The Senior Circuit Breaker Tax Credit is a highly effective, targeted tax credit for any owner or renter 65 year or older who meets the income and property value guidelines - and, unlike other types of local property tax exemptions - the state pays for it. The maximum credit in the coming tax year will be $970.

DOR has just released the rules and regulations for the program in tax year 2010. To qualify, an owner or renter's total income cannot exceed $51,000 for a single individual; $64,000 for a head of household; and $77,000 for a married couple filing a joint return. The property's assessed valuation cannot exceed $764,000.

As you can see from these limits, a great number of senior homeowners and renters may qualify for this refundable tax credit against personal income taxes.

I would urge local officials to take a moment to make sure that staffs in treasurers, collectors and assessors offices are able to point potential taxpayer beneficiaries to it. The program is also retroactive for three years, so taxpayers who find themselves eligible in tax year 2010 may also be in line for credits for previous tax years. This credit last year delivered nearly $60 million in tax credits to more than 77 thousand eligible taxpayers.
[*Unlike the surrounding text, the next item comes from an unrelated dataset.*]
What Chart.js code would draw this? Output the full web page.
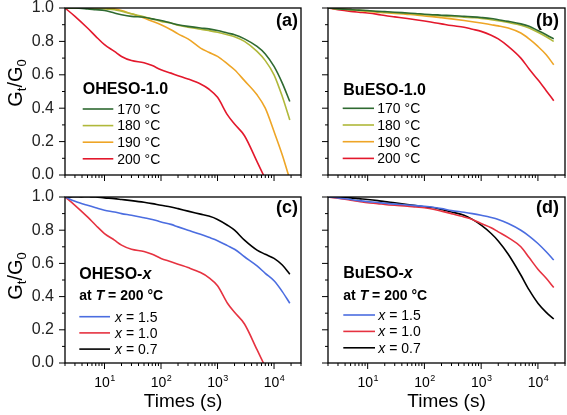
<!DOCTYPE html>
<html>
<head>
<meta charset="utf-8">
<script src="https://cdn.jsdelivr.net/npm/chart.js@4/dist/chart.umd.min.js"></script>
<style>
    html, body { margin: 0; padding: 0; background: #fff; }
    #wrap { position: relative; width: 567px; height: 415px; }
    #wrap canvas { position: absolute; left: 0; top: 0; }
</style>
</head>
<body>
<div id="wrap">
    <canvas id="chartA" width="567" height="415"></canvas>
    <canvas id="chartB" width="567" height="415"></canvas>
    <canvas id="chartC" width="567" height="415"></canvas>
    <canvas id="chartD" width="567" height="415"></canvas>
</div>
<script>
/* stress relaxation panels - Gt/G0 vs time (log) */

// 1. DATA
const times = [2, 3, 5, 7, 10, 15, 20, 30, 50, 70, 100, 150, 200, 300, 500, 700, 1000, 1500, 2000, 3000, 5000, 7000, 10000, 14000, 19000];
const times190a = [2, 3, 5, 7, 10, 15, 20, 30, 50, 70, 100, 150, 200, 300, 500, 700, 1000, 1500, 2000, 3000, 5000, 7000, 10000, 14000, 18000];
const times200a = [2, 3, 5, 7, 10, 15, 20, 30, 50, 70, 100, 150, 200, 300, 500, 700, 1000, 1500, 2000, 3000, 5000, 6500];

// (a) OHESO-1.0
const oheso170 = [1.0, 1.0, 0.995, 0.99, 0.985, 0.97, 0.96, 0.95, 0.945, 0.935, 0.925, 0.91, 0.90, 0.89, 0.88, 0.875, 0.865, 0.85, 0.84, 0.815, 0.77, 0.725, 0.65, 0.55, 0.44];
const oheso180 = [1.0, 1.0, 1.0, 1.0, 0.995, 0.99, 0.98, 0.965, 0.948, 0.935, 0.92, 0.91, 0.897, 0.885, 0.873, 0.865, 0.855, 0.84, 0.828, 0.80, 0.74, 0.685, 0.60, 0.47, 0.33];
const oheso190 = [1.0, 1.0, 1.0, 1.0, 1.0, 0.995, 0.985, 0.965, 0.94, 0.92, 0.90, 0.87, 0.845, 0.815, 0.76, 0.735, 0.71, 0.665, 0.63, 0.565, 0.48, 0.40, 0.26, 0.12, 0.0];
const oheso200 = [1.0, 0.95, 0.88, 0.83, 0.78, 0.74, 0.71, 0.685, 0.672, 0.655, 0.63, 0.61, 0.595, 0.575, 0.545, 0.515, 0.465, 0.36, 0.305, 0.235, 0.08, 0.0];

// (b) BuESO-1.0
const bueso170 = [1.0, 0.995, 0.99, 0.987, 0.985, 0.98, 0.978, 0.975, 0.97, 0.967, 0.963, 0.96, 0.957, 0.955, 0.95, 0.947, 0.943, 0.937, 0.93, 0.92, 0.905, 0.89, 0.865, 0.84, 0.815];
const bueso180 = [1.0, 0.995, 0.99, 0.986, 0.983, 0.978, 0.975, 0.972, 0.967, 0.963, 0.96, 0.956, 0.953, 0.95, 0.945, 0.942, 0.938, 0.93, 0.924, 0.913, 0.897, 0.88, 0.855, 0.828, 0.80];
const bueso190 = [1.0, 0.995, 0.99, 0.985, 0.98, 0.975, 0.972, 0.968, 0.962, 0.958, 0.952, 0.947, 0.942, 0.935, 0.925, 0.918, 0.91, 0.90, 0.893, 0.88, 0.85, 0.815, 0.77, 0.72, 0.66];
const bueso200 = [1.0, 0.99, 0.98, 0.975, 0.97, 0.962, 0.955, 0.947, 0.937, 0.93, 0.922, 0.912, 0.905, 0.895, 0.885, 0.873, 0.86, 0.837, 0.815, 0.77, 0.70, 0.635, 0.57, 0.505, 0.445];

// (c) OHESO-x at 200 C  (x = 1.0 is the same run as 200 C in (a))
const ohesoX15 = [1.0, 0.975, 0.95, 0.935, 0.92, 0.91, 0.90, 0.89, 0.875, 0.865, 0.85, 0.835, 0.82, 0.80, 0.775, 0.757, 0.737, 0.707, 0.685, 0.64, 0.585, 0.54, 0.495, 0.43, 0.36];
const ohesoX07 = [1.0, 1.003, 1.003, 1.0, 0.995, 0.99, 0.985, 0.978, 0.968, 0.96, 0.95, 0.94, 0.93, 0.915, 0.897, 0.885, 0.865, 0.83, 0.80, 0.74, 0.68, 0.655, 0.63, 0.59, 0.535];

// (d) BuESO-x at 200 C
const buesoX15 = [1.0, 0.995, 0.985, 0.978, 0.972, 0.967, 0.962, 0.957, 0.952, 0.948, 0.944, 0.937, 0.93, 0.918, 0.908, 0.90, 0.89, 0.877, 0.865, 0.84, 0.80, 0.765, 0.72, 0.67, 0.62];
const buesoX10 = [1.0, 0.993, 0.98, 0.973, 0.965, 0.96, 0.955, 0.95, 0.945, 0.94, 0.935, 0.925, 0.915, 0.90, 0.88, 0.865, 0.84, 0.815, 0.79, 0.755, 0.70, 0.635, 0.565, 0.51, 0.455];
const buesoX07 = [1.0, 1.0, 0.995, 0.99, 0.985, 0.978, 0.972, 0.965, 0.955, 0.948, 0.94, 0.935, 0.925, 0.91, 0.89, 0.865, 0.83, 0.78, 0.735, 0.655, 0.53, 0.44, 0.36, 0.305, 0.265];

const tempLabels = ['170 °C', '180 °C', '190 °C', '200 °C'];
const xLabels = ['_x_ = 1.5', '_x_ = 1.0', '_x_ = 0.7'];
const yTicks = [0, 0.2, 0.4, 0.6, 0.8, 1.0];
const xDecades = [1, 2, 3, 4];

const FONT = "'Liberation Sans', Arial, sans-serif";
const C170 = '#2f6a31', C180 = '#b0b83a', C190 = '#eea526', C200 = '#e3182c';
const CBLUE = '#4b6de0', CRED = '#e63240', CBLACK = '#000000';

function pts(xs, ys) {
    return ys.map((v, i) => ({ x: xs[i], y: v }));
}

// italic parts are wrapped in _..._
function drawRich(ctx, text, x, y, size, weight) {
    let cx = x;
    text.split('_').forEach((p, i) => {
        if (!p) return;
        ctx.font = (i % 2 ? 'italic ' : '') + weight + ' ' + size + 'px ' + FONT;
        ctx.fillText(p, cx, y);
        cx += ctx.measureText(p).width;
    });
}

function hline(ctx, x0, y0, x1, y1) {
    ctx.beginPath(); ctx.moveTo(x0, y0); ctx.lineTo(x1, y1); ctx.stroke();
}

// 2. FRAME, TICKS, LABELS, LEGEND
const panelDeco = {
    id: 'panelDeco',
    afterDraw(chart, args, o) {
        const ctx = chart.ctx, a = chart.chartArea;
        const xs = chart.scales.x, ys = chart.scales.y;
        ctx.save();
        ctx.strokeStyle = '#000';
        ctx.fillStyle = '#000';

        // frame
        ctx.lineWidth = 1.3;
        ctx.strokeRect(a.left, a.top, a.right - a.left, a.bottom - a.top);

        // tick marks (outward)
        ctx.lineWidth = 1;
        for (let i = 0; i <= 10; i++) {
            const py = ys.getPixelForValue(i / 10);
            hline(ctx, a.left - (i % 2 ? 3 : 6), py, a.left, py);
        }
        xDecades.concat([0]).forEach(k => {
            for (let m = 1; m <= 9; m++) {
                const v = m * Math.pow(10, k);
                if (v < xs.min || v > xs.max) continue;
                const px = xs.getPixelForValue(v);
                hline(ctx, px, a.bottom, px, a.bottom + (m === 1 ? 6 : 3));
            }
        });

        // x tick labels 10^n and axis title
        if (o.xTitle) {
            ctx.textBaseline = 'alphabetic';
            ctx.textAlign = 'left';
            xDecades.forEach(k => {
                const px = xs.getPixelForValue(Math.pow(10, k));
                ctx.font = '14px ' + FONT;
                const wb = ctx.measureText('10').width;
                ctx.font = '9px ' + FONT;
                const ws = ctx.measureText(String(k)).width;
                const x0 = px - (wb + ws) / 2;
                ctx.font = '14px ' + FONT;
                ctx.fillText('10', x0, a.bottom + 24);
                ctx.font = '9px ' + FONT;
                ctx.fillText(String(k), x0 + wb + 0.5, a.bottom + 17.5);
            });
            ctx.font = '19px ' + FONT;
            ctx.textAlign = 'center';
            ctx.fillText('Times (s)', (a.left + a.right) / 2, a.bottom + 44);
        }

        // y axis title Gt/G0
        if (o.yTitle) {
            ctx.save();
            ctx.translate(21.5, o.yTitleY);
            ctx.rotate(-Math.PI / 2);
            ctx.textAlign = 'left';
            const parts = [['G', 20, 0], ['t', 13, 4], ['/', 20, 0], ['G', 20, 0], ['0', 13, 4]];
            let w = 0;
            parts.forEach(p => { ctx.font = p[1] + 'px ' + FONT; w += ctx.measureText(p[0]).width; });
            let cx = -w / 2;
            parts.forEach(p => {
                ctx.font = p[1] + 'px ' + FONT;
                ctx.fillText(p[0], cx, p[2]);
                cx += ctx.measureText(p[0]).width;
            });
            ctx.restore();
        }

        // panel tag
        ctx.font = 'bold 18px ' + FONT;
        ctx.textAlign = 'right';
        ctx.fillText(o.tag, a.right - o.tagRight, a.top + o.tagBase);

        // legend
        const L = o.legend;
        ctx.textAlign = 'left';
        drawRich(ctx, L.title, L.x, L.titleY, 16, 'bold');
        if (L.sub) drawRich(ctx, L.sub, L.x, L.subY, 14, 'bold');
        chart.data.datasets.forEach((ds, i) => {
            const y = L.rowY + i * L.rowStep;
            ctx.strokeStyle = ds.borderColor;
            ctx.lineWidth = 1.6;
            hline(ctx, L.lx0, y, L.lx1, y);
            ctx.fillStyle = '#000';
            drawRich(ctx, ds.label, L.tx, y + 4.8, 14, 'normal');
        });
        ctx.restore();
    }
};

// 3. BUILD ONE PANEL
function makePanel(id, datasets, pad, deco, showYLabels) {
    const ctx = document.getElementById(id).getContext('2d');
    return new Chart(ctx, {
        type: 'line',
        data: {
            datasets: datasets.map(d => ({
                label: d.label,
                data: d.data,
                borderColor: d.color,
                borderWidth: 1.6,
                pointRadius: 0,
                fill: false,
                cubicInterpolationMode: 'monotone'
            }))
        },
        options: {
            responsive: false,
            animation: false,
            devicePixelRatio: 1,
            layout: { padding: pad },
            plugins: {
                legend: { display: false },
                tooltip: { enabled: false },
                panelDeco: deco
            },
            scales: {
                x: {
                    type: 'logarithmic',
                    min: 2,
                    max: 30000,
                    ticks: { display: false },
                    grid: { display: false, drawTicks: false },
                    border: { display: false },
                    afterFit: s => { s.height = 10; s.paddingLeft = 0; s.paddingRight = 0; }
                },
                y: {
                    min: 0,
                    max: 1.0,
                    afterBuildTicks: s => { s.ticks = yTicks.map(v => ({ value: v })); },
                    ticks: {
                        display: showYLabels,
                        padding: 11,
                        color: '#222',
                        font: { family: FONT, size: 16 },
                        callback: v => v.toFixed(1)
                    },
                    grid: { display: false, drawTicks: false },
                    border: { display: false },
                    afterFit: s => { s.width = 35; s.paddingTop = 0; s.paddingBottom = 0; }
                }
            }
        },
        plugins: [panelDeco]
    });
}

// 4. DRAW
makePanel('chartA', [
    { label: tempLabels[0], data: pts(times, oheso170), color: C170 },
    { label: tempLabels[1], data: pts(times, oheso180), color: C180 },
    { label: tempLabels[2], data: pts(times190a, oheso190), color: C190 },
    { label: tempLabels[3], data: pts(times200a, oheso200), color: C200 }
], { left: 30, right: 266, top: 8, bottom: 230 }, {
    tag: '(a)', tagRight: 3, tagBase: 18, yTitle: true, yTitleY: 83, xTitle: false,
    legend: { title: 'OHESO-1.0', x: 82.7, titleY: 94, lx0: 82.7, lx1: 113.3, tx: 117.3, rowY: 109, rowStep: 16.6 }
}, true);

makePanel('chartB', [
    { label: tempLabels[0], data: pts(times, bueso170), color: C170 },
    { label: tempLabels[1], data: pts(times, bueso180), color: C180 },
    { label: tempLabels[2], data: pts(times, bueso190), color: C190 },
    { label: tempLabels[3], data: pts(times, bueso200), color: C200 }
], { left: 293, right: 2, top: 8, bottom: 230 }, {
    tag: '(b)', tagRight: 6, tagBase: 18, yTitle: false, xTitle: false,
    legend: { title: 'BuESO-1.0', x: 343.3, titleY: 94.5, lx0: 342.7, lx1: 374, tx: 377.3, rowY: 108.3, rowStep: 16.7 }
}, false);

makePanel('chartC', [
    { label: xLabels[0], data: pts(times, ohesoX15), color: CBLUE },
    { label: xLabels[1], data: pts(times200a, oheso200), color: CRED },
    { label: xLabels[2], data: pts(times, ohesoX07), color: CBLACK }
], { left: 30, right: 266, top: 197, bottom: 42 }, {
    tag: '(c)', tagRight: 3, tagBase: 16, yTitle: true, yTitleY: 276, xTitle: true,
    legend: { title: 'OHESO-_x_', sub: 'at _T_ = 200 °C', x: 79.3, titleY: 279, subY: 300, lx0: 79.3, lx1: 110, tx: 115, rowY: 316.7, rowStep: 16.2 }
}, true);

makePanel('chartD', [
    { label: xLabels[0], data: pts(times, buesoX15), color: CBLUE },
    { label: xLabels[1], data: pts(times, buesoX10), color: CRED },
    { label: xLabels[2], data: pts(times, buesoX07), color: CBLACK }
], { left: 293, right: 2, top: 197, bottom: 42 }, {
    tag: '(d)', tagRight: 6, tagBase: 16, yTitle: false, xTitle: true,
    legend: { title: 'BuESO-_x_', sub: 'at _T_ = 200 °C', x: 343.3, titleY: 277.5, subY: 300, lx0: 343.3, lx1: 375, tx: 378.3, rowY: 315, rowStep: 16.4 }
}, false);
</script>
</body>
</html>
While we are on the subject of property taxes, I would also like to point out the recent guidelines DLS has issued for the Municipal Tax Amnesty Program pdf format of igr10_208.pdf . This program, approved as part of the 2010 Municipal Relief Act, requires enactment of a city or town's legislative body. The program does not waive payment of unpaid local taxes, but it does provide for the waiver of interest, penalties and collection costs owed on those delinquent taxes. This could well be a useful tool for cities and towns in search of tax revenue.